Every entry below should be printed exactly, without its images.

** start of INPUT RECORDS **

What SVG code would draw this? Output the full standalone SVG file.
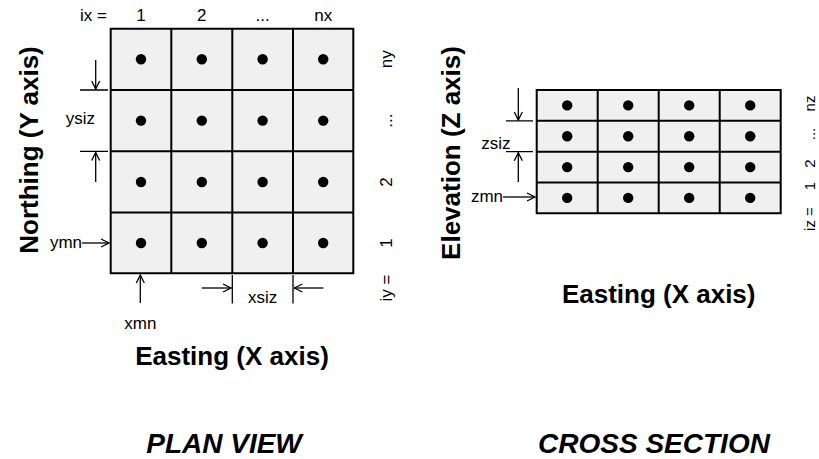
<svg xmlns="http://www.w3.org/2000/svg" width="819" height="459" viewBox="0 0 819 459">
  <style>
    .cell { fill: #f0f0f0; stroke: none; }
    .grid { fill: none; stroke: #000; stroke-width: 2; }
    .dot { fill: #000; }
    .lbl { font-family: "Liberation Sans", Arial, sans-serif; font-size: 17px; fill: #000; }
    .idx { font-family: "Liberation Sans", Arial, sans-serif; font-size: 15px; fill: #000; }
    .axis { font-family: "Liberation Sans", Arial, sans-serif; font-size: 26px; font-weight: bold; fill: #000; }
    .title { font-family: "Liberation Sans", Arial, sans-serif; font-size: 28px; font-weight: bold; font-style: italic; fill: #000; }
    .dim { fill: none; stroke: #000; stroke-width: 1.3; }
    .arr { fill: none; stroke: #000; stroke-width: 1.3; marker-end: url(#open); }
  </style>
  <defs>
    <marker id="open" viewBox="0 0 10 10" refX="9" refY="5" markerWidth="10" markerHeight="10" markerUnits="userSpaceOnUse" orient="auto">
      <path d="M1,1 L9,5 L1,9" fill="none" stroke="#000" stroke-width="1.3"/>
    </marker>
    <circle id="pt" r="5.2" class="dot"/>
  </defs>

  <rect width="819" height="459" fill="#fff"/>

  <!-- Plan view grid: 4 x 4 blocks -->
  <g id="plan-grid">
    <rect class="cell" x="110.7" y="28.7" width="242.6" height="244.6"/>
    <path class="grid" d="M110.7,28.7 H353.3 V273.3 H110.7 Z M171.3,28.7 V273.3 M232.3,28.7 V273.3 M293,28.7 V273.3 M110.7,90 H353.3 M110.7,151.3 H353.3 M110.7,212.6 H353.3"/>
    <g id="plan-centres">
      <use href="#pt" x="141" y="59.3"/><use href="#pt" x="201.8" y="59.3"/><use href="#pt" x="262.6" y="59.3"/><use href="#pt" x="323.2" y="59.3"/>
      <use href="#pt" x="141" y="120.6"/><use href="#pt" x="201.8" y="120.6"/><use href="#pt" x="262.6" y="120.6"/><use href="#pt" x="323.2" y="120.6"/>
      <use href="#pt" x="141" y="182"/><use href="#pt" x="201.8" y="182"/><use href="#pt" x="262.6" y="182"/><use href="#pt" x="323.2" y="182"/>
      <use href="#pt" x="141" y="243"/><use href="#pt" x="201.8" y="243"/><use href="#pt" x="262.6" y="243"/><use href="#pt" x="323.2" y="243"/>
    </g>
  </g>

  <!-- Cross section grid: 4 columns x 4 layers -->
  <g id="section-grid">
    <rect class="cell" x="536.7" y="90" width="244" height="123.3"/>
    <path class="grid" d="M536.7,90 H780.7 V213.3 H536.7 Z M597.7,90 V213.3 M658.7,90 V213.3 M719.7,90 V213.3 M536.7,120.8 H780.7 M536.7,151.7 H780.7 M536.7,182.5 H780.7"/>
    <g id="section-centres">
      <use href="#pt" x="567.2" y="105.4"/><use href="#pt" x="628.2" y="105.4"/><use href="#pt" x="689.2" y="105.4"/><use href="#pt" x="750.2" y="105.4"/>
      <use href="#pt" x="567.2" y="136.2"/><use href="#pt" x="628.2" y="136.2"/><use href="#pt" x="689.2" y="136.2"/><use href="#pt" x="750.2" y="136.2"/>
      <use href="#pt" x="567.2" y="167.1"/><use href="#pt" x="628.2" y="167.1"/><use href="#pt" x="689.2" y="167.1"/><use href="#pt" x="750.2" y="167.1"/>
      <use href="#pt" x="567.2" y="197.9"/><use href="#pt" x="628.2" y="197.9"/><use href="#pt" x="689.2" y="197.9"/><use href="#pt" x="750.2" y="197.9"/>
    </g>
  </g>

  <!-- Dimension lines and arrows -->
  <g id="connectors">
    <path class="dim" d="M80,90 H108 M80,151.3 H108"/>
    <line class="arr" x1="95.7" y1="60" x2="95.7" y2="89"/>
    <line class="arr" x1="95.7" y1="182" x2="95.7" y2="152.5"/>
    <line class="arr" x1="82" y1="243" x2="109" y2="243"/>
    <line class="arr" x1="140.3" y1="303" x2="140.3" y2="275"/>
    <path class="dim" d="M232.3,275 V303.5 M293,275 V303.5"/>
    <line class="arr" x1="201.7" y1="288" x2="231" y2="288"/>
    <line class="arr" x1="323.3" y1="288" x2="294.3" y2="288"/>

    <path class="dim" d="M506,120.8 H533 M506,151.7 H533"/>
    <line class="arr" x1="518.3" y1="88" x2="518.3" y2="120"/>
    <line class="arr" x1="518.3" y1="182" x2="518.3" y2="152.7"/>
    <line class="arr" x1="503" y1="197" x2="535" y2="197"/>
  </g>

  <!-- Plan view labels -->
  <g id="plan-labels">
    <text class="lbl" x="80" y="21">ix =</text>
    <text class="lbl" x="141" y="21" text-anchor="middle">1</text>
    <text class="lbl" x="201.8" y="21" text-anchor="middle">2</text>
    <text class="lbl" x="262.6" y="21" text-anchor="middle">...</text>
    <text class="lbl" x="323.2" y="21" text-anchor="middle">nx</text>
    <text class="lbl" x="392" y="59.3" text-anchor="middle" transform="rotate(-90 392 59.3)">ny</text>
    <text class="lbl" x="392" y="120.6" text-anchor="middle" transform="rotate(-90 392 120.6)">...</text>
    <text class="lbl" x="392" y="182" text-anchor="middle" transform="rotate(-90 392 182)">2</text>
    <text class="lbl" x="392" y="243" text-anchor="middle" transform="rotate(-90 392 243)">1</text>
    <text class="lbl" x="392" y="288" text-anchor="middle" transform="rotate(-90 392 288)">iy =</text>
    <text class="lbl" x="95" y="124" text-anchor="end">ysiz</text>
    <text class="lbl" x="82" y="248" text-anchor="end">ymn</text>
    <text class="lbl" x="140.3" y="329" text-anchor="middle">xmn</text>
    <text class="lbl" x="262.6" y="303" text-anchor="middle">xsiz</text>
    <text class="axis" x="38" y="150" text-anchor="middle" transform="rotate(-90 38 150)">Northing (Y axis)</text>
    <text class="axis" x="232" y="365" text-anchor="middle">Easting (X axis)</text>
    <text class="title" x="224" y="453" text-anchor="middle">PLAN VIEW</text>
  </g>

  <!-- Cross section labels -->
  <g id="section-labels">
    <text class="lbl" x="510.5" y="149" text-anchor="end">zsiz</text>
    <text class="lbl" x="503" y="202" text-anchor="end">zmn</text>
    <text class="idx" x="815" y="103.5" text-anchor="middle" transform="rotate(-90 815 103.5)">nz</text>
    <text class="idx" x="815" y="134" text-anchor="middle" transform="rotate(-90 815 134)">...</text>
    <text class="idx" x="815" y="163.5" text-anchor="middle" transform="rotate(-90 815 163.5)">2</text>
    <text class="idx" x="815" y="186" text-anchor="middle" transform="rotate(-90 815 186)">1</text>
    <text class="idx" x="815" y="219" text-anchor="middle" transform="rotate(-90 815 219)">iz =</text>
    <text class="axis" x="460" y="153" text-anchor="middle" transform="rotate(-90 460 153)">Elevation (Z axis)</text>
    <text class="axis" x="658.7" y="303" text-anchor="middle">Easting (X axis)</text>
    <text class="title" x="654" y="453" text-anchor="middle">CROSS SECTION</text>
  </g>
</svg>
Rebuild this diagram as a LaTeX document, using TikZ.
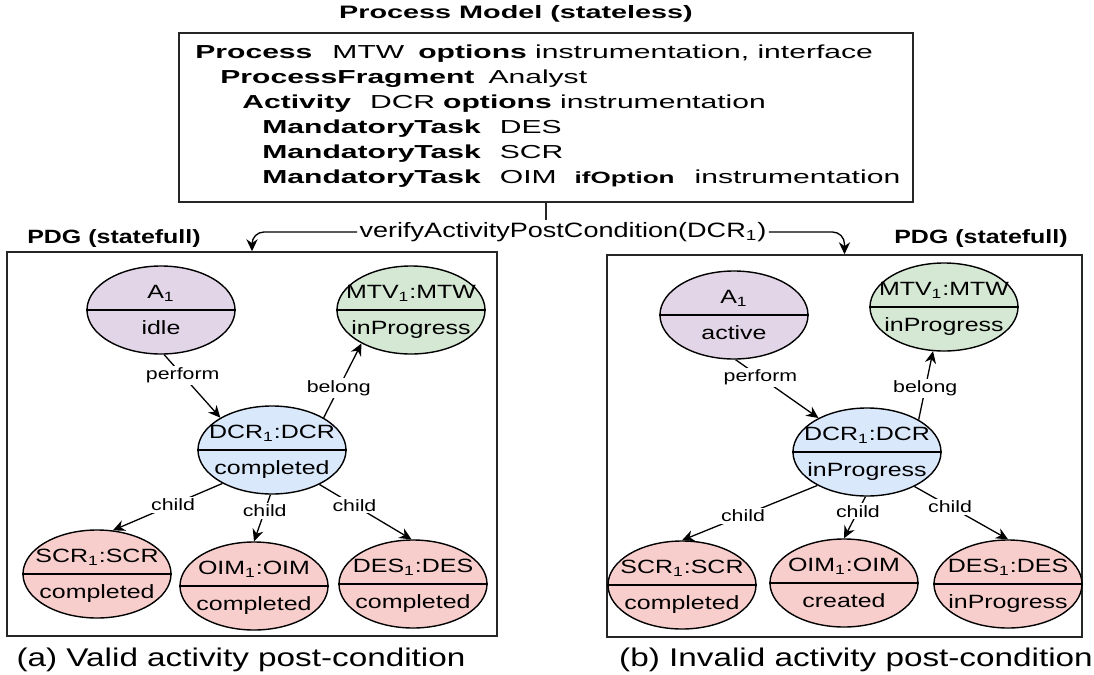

** end of INPUT RECORDS **

REPLY
What SVG code would draw this? Output the full standalone SVG file.
<svg xmlns="http://www.w3.org/2000/svg" width="819" height="459" viewBox="0 0 819 459">
  <style>
    .cell { fill: #f0f0f0; stroke: none; }
    .grid { fill: none; stroke: #000; stroke-width: 2; }
    .dot { fill: #000; }
    .lbl { font-family: "Liberation Sans", Arial, sans-serif; font-size: 17px; fill: #000; }
    .idx { font-family: "Liberation Sans", Arial, sans-serif; font-size: 15px; fill: #000; }
    .axis { font-family: "Liberation Sans", Arial, sans-serif; font-size: 26px; font-weight: bold; fill: #000; }
    .title { font-family: "Liberation Sans", Arial, sans-serif; font-size: 28px; font-weight: bold; font-style: italic; fill: #000; }
    .dim { fill: none; stroke: #000; stroke-width: 1.3; }
    .arr { fill: none; stroke: #000; stroke-width: 1.3; marker-end: url(#open); }
  </style>
  <defs>
    <marker id="open" viewBox="0 0 10 10" refX="9" refY="5" markerWidth="10" markerHeight="10" markerUnits="userSpaceOnUse" orient="auto">
      <path d="M1,1 L9,5 L1,9" fill="none" stroke="#000" stroke-width="1.3"/>
    </marker>
    <circle id="pt" r="5.2" class="dot"/>
  </defs>

  <rect width="819" height="459" fill="#fff"/>

  <!-- Plan view grid: 4 x 4 blocks -->
  <g id="plan-grid">
    <rect class="cell" x="110.7" y="28.7" width="242.6" height="244.6"/>
    <path class="grid" d="M110.7,28.7 H353.3 V273.3 H110.7 Z M171.3,28.7 V273.3 M232.3,28.7 V273.3 M293,28.7 V273.3 M110.7,90 H353.3 M110.7,151.3 H353.3 M110.7,212.6 H353.3"/>
    <g id="plan-centres">
      <use href="#pt" x="141" y="59.3"/><use href="#pt" x="201.8" y="59.3"/><use href="#pt" x="262.6" y="59.3"/><use href="#pt" x="323.2" y="59.3"/>
      <use href="#pt" x="141" y="120.6"/><use href="#pt" x="201.8" y="120.6"/><use href="#pt" x="262.6" y="120.6"/><use href="#pt" x="323.2" y="120.6"/>
      <use href="#pt" x="141" y="182"/><use href="#pt" x="201.8" y="182"/><use href="#pt" x="262.6" y="182"/><use href="#pt" x="323.2" y="182"/>
      <use href="#pt" x="141" y="243"/><use href="#pt" x="201.8" y="243"/><use href="#pt" x="262.6" y="243"/><use href="#pt" x="323.2" y="243"/>
    </g>
  </g>

  <!-- Cross section grid: 4 columns x 4 layers -->
  <g id="section-grid">
    <rect class="cell" x="536.7" y="90" width="244" height="123.3"/>
    <path class="grid" d="M536.7,90 H780.7 V213.3 H536.7 Z M597.7,90 V213.3 M658.7,90 V213.3 M719.7,90 V213.3 M536.7,120.8 H780.7 M536.7,151.7 H780.7 M536.7,182.5 H780.7"/>
    <g id="section-centres">
      <use href="#pt" x="567.2" y="105.4"/><use href="#pt" x="628.2" y="105.4"/><use href="#pt" x="689.2" y="105.4"/><use href="#pt" x="750.2" y="105.4"/>
      <use href="#pt" x="567.2" y="136.2"/><use href="#pt" x="628.2" y="136.2"/><use href="#pt" x="689.2" y="136.2"/><use href="#pt" x="750.2" y="136.2"/>
      <use href="#pt" x="567.2" y="167.1"/><use href="#pt" x="628.2" y="167.1"/><use href="#pt" x="689.2" y="167.1"/><use href="#pt" x="750.2" y="167.1"/>
      <use href="#pt" x="567.2" y="197.9"/><use href="#pt" x="628.2" y="197.9"/><use href="#pt" x="689.2" y="197.9"/><use href="#pt" x="750.2" y="197.9"/>
    </g>
  </g>

  <!-- Dimension lines and arrows -->
  <g id="connectors">
    <path class="dim" d="M80,90 H108 M80,151.3 H108"/>
    <line class="arr" x1="95.7" y1="60" x2="95.7" y2="89"/>
    <line class="arr" x1="95.7" y1="182" x2="95.7" y2="152.5"/>
    <line class="arr" x1="82" y1="243" x2="109" y2="243"/>
    <line class="arr" x1="140.3" y1="303" x2="140.3" y2="275"/>
    <path class="dim" d="M232.3,275 V303.5 M293,275 V303.5"/>
    <line class="arr" x1="201.7" y1="288" x2="231" y2="288"/>
    <line class="arr" x1="323.3" y1="288" x2="294.3" y2="288"/>

    <path class="dim" d="M506,120.8 H533 M506,151.7 H533"/>
    <line class="arr" x1="518.3" y1="88" x2="518.3" y2="120"/>
    <line class="arr" x1="518.3" y1="182" x2="518.3" y2="152.7"/>
    <line class="arr" x1="503" y1="197" x2="535" y2="197"/>
  </g>

  <!-- Plan view labels -->
  <g id="plan-labels">
    <text class="lbl" x="80" y="21">ix =</text>
    <text class="lbl" x="141" y="21" text-anchor="middle">1</text>
    <text class="lbl" x="201.8" y="21" text-anchor="middle">2</text>
    <text class="lbl" x="262.6" y="21" text-anchor="middle">...</text>
    <text class="lbl" x="323.2" y="21" text-anchor="middle">nx</text>
    <text class="lbl" x="392" y="59.3" text-anchor="middle" transform="rotate(-90 392 59.3)">ny</text>
    <text class="lbl" x="392" y="120.6" text-anchor="middle" transform="rotate(-90 392 120.6)">...</text>
    <text class="lbl" x="392" y="182" text-anchor="middle" transform="rotate(-90 392 182)">2</text>
    <text class="lbl" x="392" y="243" text-anchor="middle" transform="rotate(-90 392 243)">1</text>
    <text class="lbl" x="392" y="288" text-anchor="middle" transform="rotate(-90 392 288)">iy =</text>
    <text class="lbl" x="95" y="124" text-anchor="end">ysiz</text>
    <text class="lbl" x="82" y="248" text-anchor="end">ymn</text>
    <text class="lbl" x="140.3" y="329" text-anchor="middle">xmn</text>
    <text class="lbl" x="262.6" y="303" text-anchor="middle">xsiz</text>
    <text class="axis" x="38" y="150" text-anchor="middle" transform="rotate(-90 38 150)">Northing (Y axis)</text>
    <text class="axis" x="232" y="365" text-anchor="middle">Easting (X axis)</text>
    <text class="title" x="224" y="453" text-anchor="middle">PLAN VIEW</text>
  </g>

  <!-- Cross section labels -->
  <g id="section-labels">
    <text class="lbl" x="510.5" y="149" text-anchor="end">zsiz</text>
    <text class="lbl" x="503" y="202" text-anchor="end">zmn</text>
    <text class="idx" x="815" y="103.5" text-anchor="middle" transform="rotate(-90 815 103.5)">nz</text>
    <text class="idx" x="815" y="134" text-anchor="middle" transform="rotate(-90 815 134)">...</text>
    <text class="idx" x="815" y="163.5" text-anchor="middle" transform="rotate(-90 815 163.5)">2</text>
    <text class="idx" x="815" y="186" text-anchor="middle" transform="rotate(-90 815 186)">1</text>
    <text class="idx" x="815" y="219" text-anchor="middle" transform="rotate(-90 815 219)">iz =</text>
    <text class="axis" x="460" y="153" text-anchor="middle" transform="rotate(-90 460 153)">Elevation (Z axis)</text>
    <text class="axis" x="658.7" y="303" text-anchor="middle">Easting (X axis)</text>
    <text class="title" x="654" y="453" text-anchor="middle">CROSS SECTION</text>
  </g>
</svg>
Rebuild this diagram as a LaTeX document, using TikZ.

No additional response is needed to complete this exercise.